RUSH: By the way, welcome back. Ann Coulter is our guest for the remaining part of the hour. You make a point in the book — you make a case in the book — that since the civil rights movement of the sixties, the American people lost their natural, inherited aversion to mobs. Now, this is fascinatingly interesting to me because in my lifetime I can remember. Ann, the American people were livid at Kent State. They were livid at what happened. They were livid at the protesters of the sixties. They were livid! They had a total aversion to this kind of behavior. We’ve lost that aversion now. Now there’s a reaction, it seems, culturally where we say, “Well, we must attempt to understand their rage.” When did this happen and why?
COULTER: I think it’s the civil rights movement because that was the first “mob,” so to speak, a street protest, that was on behalf of a good cause. Every other mob there was no sympathy for. In fact, it was Shay’s rebellion immediately after the revolution that caused us to become one country rather than 13 confederated states. People were concerned that if there wasn’t one central national government there will be no controlling of mobs. Abraham Lincoln sends the troops in to New York City during the Civil War when, of course, Democrats rose up in a rabble and started lynching blacks. Abraham Lincoln crushes the mob, goes back, wins the war, and then he carries New York state. So there have always been these mob uprisings. The first time a mob uprising was on behalf of a good cause was the civil rights movement.
I contrast Martin Luther King with Thurgood Marshall who suddenly has become sort of a hero for me. When I first read about him in law school he was just signing on to everything with William Brennan and I just thought he was another poopy-headed liberal. But his early place I place Thurgood Marshall in the tradition of the American Revolution. He was making arguments; he was winning cases in court. He won Brown vs. Board of Education in 1954 — and, by the way, we never would have needed a civil rights movement if Richard Nixon had won the 1960 election rather than Kennedy. But these Democrats, because they always appeal to the mob — and their mob at that time, at least part of it, including racist, segregationist Democrats — the Democrats, both Kennedy and Johnson, kept dragging their feet on civil rights enforcement. So then you have Martin Luther King’s movement.

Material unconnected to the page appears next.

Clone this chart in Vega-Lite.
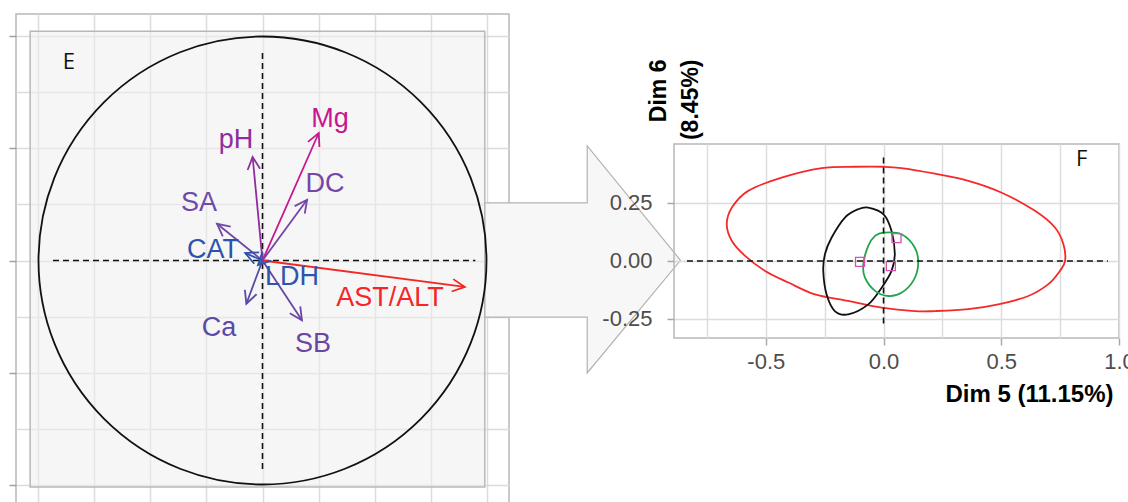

That was much more in the French revolution tradition. Martin Luther King stages a massive protest in Birmingham, Alabama, after Bull Connor — a Democrat who was an insane racist — had already been voted out of office.
First the good people of Birmingham eliminated Bull Connor’s office, once they discovered they had an insane public safety officer. He ran for mayor and lost. The Kennedy Justice Department called King and pleaded with him not to stage his march anyway because Bull Connor was still a lame duck public safety officer. The blacks in Birmingham begged Martin Luther King not to stage the protest, but he did it anyway, sending in children against this insane racist Bull Connor. Images are broadcast around the world and this gave a big jolt to Martin Luther King’s movement. People were sympathetic because it was a good cause, and now you’ll notice liberals every time they run on you into the streets, every time they start smashing Starbucks windows, they say, “Oh, well it’s the new civil rights movement!”
No, there was only one civil rights movement.